▼▼▼

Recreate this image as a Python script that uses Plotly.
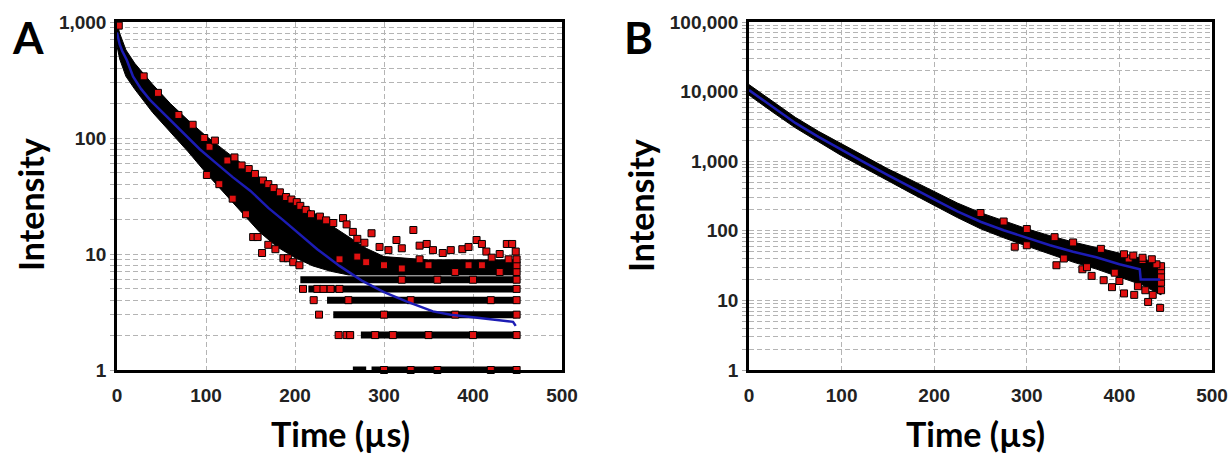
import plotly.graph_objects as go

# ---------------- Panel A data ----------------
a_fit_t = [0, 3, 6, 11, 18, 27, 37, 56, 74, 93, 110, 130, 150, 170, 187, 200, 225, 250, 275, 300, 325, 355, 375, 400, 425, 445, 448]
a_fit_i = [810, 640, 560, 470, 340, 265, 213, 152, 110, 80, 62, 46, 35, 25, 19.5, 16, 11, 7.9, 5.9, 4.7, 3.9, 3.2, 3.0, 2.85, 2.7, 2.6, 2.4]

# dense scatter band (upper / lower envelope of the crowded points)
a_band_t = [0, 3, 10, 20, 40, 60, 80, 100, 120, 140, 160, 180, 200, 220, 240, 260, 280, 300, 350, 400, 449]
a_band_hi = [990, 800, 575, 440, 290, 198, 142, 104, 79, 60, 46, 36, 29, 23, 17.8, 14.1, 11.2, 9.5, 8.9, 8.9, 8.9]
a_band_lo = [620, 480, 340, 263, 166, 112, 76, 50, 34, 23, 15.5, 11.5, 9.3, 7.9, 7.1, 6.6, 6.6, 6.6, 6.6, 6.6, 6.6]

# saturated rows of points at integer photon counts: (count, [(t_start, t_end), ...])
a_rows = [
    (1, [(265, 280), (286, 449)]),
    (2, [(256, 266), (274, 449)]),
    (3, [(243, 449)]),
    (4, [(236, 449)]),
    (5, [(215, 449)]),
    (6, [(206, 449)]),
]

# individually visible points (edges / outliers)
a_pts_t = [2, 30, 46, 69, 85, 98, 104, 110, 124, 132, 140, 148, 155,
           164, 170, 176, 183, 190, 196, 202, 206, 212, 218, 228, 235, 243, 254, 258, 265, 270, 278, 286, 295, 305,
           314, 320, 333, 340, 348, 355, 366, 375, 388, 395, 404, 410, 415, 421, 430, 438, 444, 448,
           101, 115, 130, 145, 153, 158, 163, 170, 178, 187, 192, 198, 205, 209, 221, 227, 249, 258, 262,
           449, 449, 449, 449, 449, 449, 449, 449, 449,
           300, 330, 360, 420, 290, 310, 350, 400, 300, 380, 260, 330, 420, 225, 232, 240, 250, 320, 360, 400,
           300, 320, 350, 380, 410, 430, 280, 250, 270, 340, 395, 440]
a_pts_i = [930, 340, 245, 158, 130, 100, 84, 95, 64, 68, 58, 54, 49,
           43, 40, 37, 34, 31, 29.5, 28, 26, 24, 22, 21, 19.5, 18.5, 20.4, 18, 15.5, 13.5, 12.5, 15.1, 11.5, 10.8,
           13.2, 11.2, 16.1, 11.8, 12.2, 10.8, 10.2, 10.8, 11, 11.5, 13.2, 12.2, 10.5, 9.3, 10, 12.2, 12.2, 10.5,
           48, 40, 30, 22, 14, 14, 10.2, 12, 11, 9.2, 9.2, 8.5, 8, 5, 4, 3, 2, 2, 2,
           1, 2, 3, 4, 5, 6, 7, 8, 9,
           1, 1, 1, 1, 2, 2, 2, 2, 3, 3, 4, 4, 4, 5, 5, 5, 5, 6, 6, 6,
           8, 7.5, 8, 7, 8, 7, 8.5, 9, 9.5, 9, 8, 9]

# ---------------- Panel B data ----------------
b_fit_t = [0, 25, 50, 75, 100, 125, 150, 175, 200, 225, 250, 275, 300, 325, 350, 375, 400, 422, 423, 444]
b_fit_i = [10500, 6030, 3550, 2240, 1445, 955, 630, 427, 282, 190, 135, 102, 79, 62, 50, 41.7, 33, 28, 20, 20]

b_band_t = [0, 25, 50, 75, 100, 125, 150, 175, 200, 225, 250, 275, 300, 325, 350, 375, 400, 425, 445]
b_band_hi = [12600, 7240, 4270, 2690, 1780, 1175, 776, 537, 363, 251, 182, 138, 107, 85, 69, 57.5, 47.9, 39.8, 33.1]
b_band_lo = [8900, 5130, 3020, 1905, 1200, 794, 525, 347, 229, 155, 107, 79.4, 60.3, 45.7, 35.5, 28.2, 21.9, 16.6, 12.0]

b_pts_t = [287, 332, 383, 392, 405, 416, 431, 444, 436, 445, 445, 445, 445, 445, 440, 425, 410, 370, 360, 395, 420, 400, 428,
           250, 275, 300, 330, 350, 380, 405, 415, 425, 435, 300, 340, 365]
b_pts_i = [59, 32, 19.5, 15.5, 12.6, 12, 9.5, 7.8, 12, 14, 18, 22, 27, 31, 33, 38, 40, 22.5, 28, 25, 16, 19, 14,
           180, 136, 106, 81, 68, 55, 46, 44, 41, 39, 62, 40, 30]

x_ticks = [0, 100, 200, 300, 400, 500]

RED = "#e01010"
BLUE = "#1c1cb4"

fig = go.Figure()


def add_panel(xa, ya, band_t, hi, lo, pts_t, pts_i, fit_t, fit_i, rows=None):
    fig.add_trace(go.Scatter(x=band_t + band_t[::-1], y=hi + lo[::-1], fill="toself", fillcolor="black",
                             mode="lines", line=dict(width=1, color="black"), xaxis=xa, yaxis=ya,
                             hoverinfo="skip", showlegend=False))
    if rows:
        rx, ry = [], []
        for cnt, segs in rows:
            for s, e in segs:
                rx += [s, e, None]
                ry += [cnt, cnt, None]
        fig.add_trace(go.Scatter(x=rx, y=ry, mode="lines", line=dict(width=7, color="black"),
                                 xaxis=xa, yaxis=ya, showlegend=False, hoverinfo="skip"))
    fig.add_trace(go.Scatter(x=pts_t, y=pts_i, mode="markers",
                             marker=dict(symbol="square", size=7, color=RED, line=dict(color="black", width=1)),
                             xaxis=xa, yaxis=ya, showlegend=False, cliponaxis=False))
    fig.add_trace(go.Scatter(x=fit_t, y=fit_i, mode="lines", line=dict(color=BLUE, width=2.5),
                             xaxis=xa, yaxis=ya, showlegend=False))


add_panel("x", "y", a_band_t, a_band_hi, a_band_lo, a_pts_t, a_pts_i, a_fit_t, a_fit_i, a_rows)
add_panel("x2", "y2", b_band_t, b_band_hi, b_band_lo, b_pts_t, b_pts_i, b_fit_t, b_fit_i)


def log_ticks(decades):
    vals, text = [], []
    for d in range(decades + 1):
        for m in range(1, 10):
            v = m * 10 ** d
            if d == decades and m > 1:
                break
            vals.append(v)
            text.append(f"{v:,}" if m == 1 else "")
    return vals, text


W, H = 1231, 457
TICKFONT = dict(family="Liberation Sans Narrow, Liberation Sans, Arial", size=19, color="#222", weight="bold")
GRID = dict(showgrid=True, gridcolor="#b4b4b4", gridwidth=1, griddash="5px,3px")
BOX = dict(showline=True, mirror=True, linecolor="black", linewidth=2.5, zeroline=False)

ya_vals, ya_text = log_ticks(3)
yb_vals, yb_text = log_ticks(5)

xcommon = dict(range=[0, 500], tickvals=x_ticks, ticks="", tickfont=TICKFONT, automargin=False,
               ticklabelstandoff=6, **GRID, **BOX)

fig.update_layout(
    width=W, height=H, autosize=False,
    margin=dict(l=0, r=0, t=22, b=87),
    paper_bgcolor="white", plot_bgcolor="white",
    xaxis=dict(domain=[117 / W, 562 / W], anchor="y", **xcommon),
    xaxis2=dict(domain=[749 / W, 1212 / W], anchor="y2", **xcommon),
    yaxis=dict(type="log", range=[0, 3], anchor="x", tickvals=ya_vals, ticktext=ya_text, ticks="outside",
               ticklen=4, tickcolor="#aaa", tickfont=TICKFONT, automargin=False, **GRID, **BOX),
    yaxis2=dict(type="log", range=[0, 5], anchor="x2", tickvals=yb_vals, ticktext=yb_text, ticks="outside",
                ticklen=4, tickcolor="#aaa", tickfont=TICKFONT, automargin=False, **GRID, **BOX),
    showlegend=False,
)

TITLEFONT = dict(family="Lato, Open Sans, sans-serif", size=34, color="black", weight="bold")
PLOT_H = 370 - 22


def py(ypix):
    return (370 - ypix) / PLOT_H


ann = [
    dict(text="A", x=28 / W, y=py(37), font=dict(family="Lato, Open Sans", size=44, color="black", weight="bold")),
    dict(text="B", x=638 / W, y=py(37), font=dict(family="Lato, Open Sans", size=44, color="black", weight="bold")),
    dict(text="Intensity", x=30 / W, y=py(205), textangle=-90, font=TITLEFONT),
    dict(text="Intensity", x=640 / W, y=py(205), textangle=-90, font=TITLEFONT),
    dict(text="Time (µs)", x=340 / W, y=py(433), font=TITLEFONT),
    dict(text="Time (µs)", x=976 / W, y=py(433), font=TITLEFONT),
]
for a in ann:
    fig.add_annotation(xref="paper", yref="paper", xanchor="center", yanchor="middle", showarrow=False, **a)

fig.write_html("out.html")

▲▲▲

→ INSTRUCTIONS TO FOLLOW:
Exactly as written, please give again the lines from the beginning of the listing through the line containing "2.7, 2.6, 2.4]", inclusive, without any pictures.

→ COMPLETED EXERCISE:
Recreate this image as a Python script that uses Plotly.
import plotly.graph_objects as go

# ---------------- Panel A data ----------------
a_fit_t = [0, 3, 6, 11, 18, 27, 37, 56, 74, 93, 110, 130, 150, 170, 187, 200, 225, 250, 275, 300, 325, 355, 375, 400, 425, 445, 448]
a_fit_i = [810, 640, 560, 470, 340, 265, 213, 152, 110, 80, 62, 46, 35, 25, 19.5, 16, 11, 7.9, 5.9, 4.7, 3.9, 3.2, 3.0, 2.85, 2.7, 2.6, 2.4]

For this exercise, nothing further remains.